* _COLLECTED DATA_:
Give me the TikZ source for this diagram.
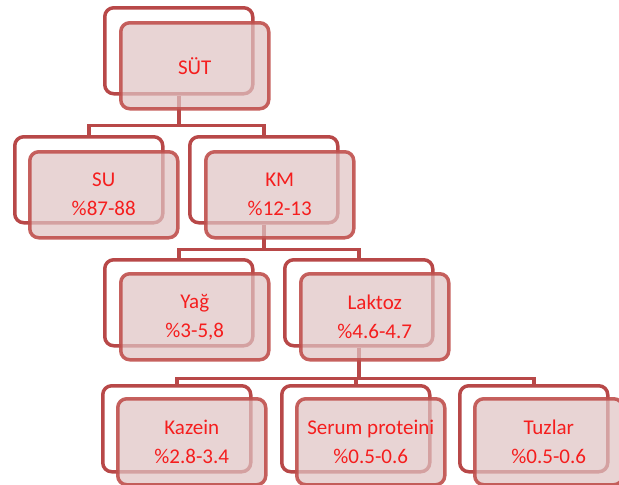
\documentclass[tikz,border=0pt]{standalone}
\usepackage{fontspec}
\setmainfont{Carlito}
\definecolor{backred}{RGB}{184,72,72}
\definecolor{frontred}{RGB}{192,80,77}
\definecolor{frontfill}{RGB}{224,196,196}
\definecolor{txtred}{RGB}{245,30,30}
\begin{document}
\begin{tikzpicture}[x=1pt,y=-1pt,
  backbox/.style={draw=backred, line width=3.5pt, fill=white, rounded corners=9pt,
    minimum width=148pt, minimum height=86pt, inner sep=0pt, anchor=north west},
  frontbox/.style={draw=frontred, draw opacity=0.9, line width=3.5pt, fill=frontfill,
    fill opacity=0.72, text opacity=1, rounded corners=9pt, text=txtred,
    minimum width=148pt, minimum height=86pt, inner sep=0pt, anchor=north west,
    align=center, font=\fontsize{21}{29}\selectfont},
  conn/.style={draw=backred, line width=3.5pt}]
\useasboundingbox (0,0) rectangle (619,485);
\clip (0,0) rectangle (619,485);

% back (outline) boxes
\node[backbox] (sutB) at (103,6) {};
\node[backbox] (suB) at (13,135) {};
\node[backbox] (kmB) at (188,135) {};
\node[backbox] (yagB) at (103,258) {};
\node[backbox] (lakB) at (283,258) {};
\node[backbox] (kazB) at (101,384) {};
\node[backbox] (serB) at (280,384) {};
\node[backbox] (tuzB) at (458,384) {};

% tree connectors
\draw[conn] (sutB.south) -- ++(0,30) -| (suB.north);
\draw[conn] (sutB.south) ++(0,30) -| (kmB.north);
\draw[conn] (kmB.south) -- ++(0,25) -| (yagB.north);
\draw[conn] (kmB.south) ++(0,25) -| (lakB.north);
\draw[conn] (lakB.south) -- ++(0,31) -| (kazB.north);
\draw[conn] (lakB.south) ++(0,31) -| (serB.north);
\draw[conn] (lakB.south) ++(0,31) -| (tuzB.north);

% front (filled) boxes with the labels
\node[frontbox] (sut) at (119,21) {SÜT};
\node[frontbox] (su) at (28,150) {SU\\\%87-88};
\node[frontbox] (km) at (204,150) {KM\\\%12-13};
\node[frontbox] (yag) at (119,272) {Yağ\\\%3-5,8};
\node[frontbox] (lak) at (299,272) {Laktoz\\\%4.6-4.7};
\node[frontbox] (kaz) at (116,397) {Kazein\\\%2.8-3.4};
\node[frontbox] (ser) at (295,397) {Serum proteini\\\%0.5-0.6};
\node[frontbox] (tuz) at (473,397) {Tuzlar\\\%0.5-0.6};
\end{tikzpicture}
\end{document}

* _PROBLEM DESCRIPTION_: Restate only the lines running from the start of the material above through the line containing "(lakB.south) ++(0,31) -| (tuzB.north);", ends included. No pictures.

* _RESPONSE TO THE TASK_:
Give me the TikZ source for this diagram.
\documentclass[tikz,border=0pt]{standalone}
\usepackage{fontspec}
\setmainfont{Carlito}
\definecolor{backred}{RGB}{184,72,72}
\definecolor{frontred}{RGB}{192,80,77}
\definecolor{frontfill}{RGB}{224,196,196}
\definecolor{txtred}{RGB}{245,30,30}
\begin{document}
\begin{tikzpicture}[x=1pt,y=-1pt,
  backbox/.style={draw=backred, line width=3.5pt, fill=white, rounded corners=9pt,
    minimum width=148pt, minimum height=86pt, inner sep=0pt, anchor=north west},
  frontbox/.style={draw=frontred, draw opacity=0.9, line width=3.5pt, fill=frontfill,
    fill opacity=0.72, text opacity=1, rounded corners=9pt, text=txtred,
    minimum width=148pt, minimum height=86pt, inner sep=0pt, anchor=north west,
    align=center, font=\fontsize{21}{29}\selectfont},
  conn/.style={draw=backred, line width=3.5pt}]
\useasboundingbox (0,0) rectangle (619,485);
\clip (0,0) rectangle (619,485);

% back (outline) boxes
\node[backbox] (sutB) at (103,6) {};
\node[backbox] (suB) at (13,135) {};
\node[backbox] (kmB) at (188,135) {};
\node[backbox] (yagB) at (103,258) {};
\node[backbox] (lakB) at (283,258) {};
\node[backbox] (kazB) at (101,384) {};
\node[backbox] (serB) at (280,384) {};
\node[backbox] (tuzB) at (458,384) {};

% tree connectors
\draw[conn] (sutB.south) -- ++(0,30) -| (suB.north);
\draw[conn] (sutB.south) ++(0,30) -| (kmB.north);
\draw[conn] (kmB.south) -- ++(0,25) -| (yagB.north);
\draw[conn] (kmB.south) ++(0,25) -| (lakB.north);
\draw[conn] (lakB.south) -- ++(0,31) -| (kazB.north);
\draw[conn] (lakB.south) ++(0,31) -| (serB.north);
\draw[conn] (lakB.south) ++(0,31) -| (tuzB.north);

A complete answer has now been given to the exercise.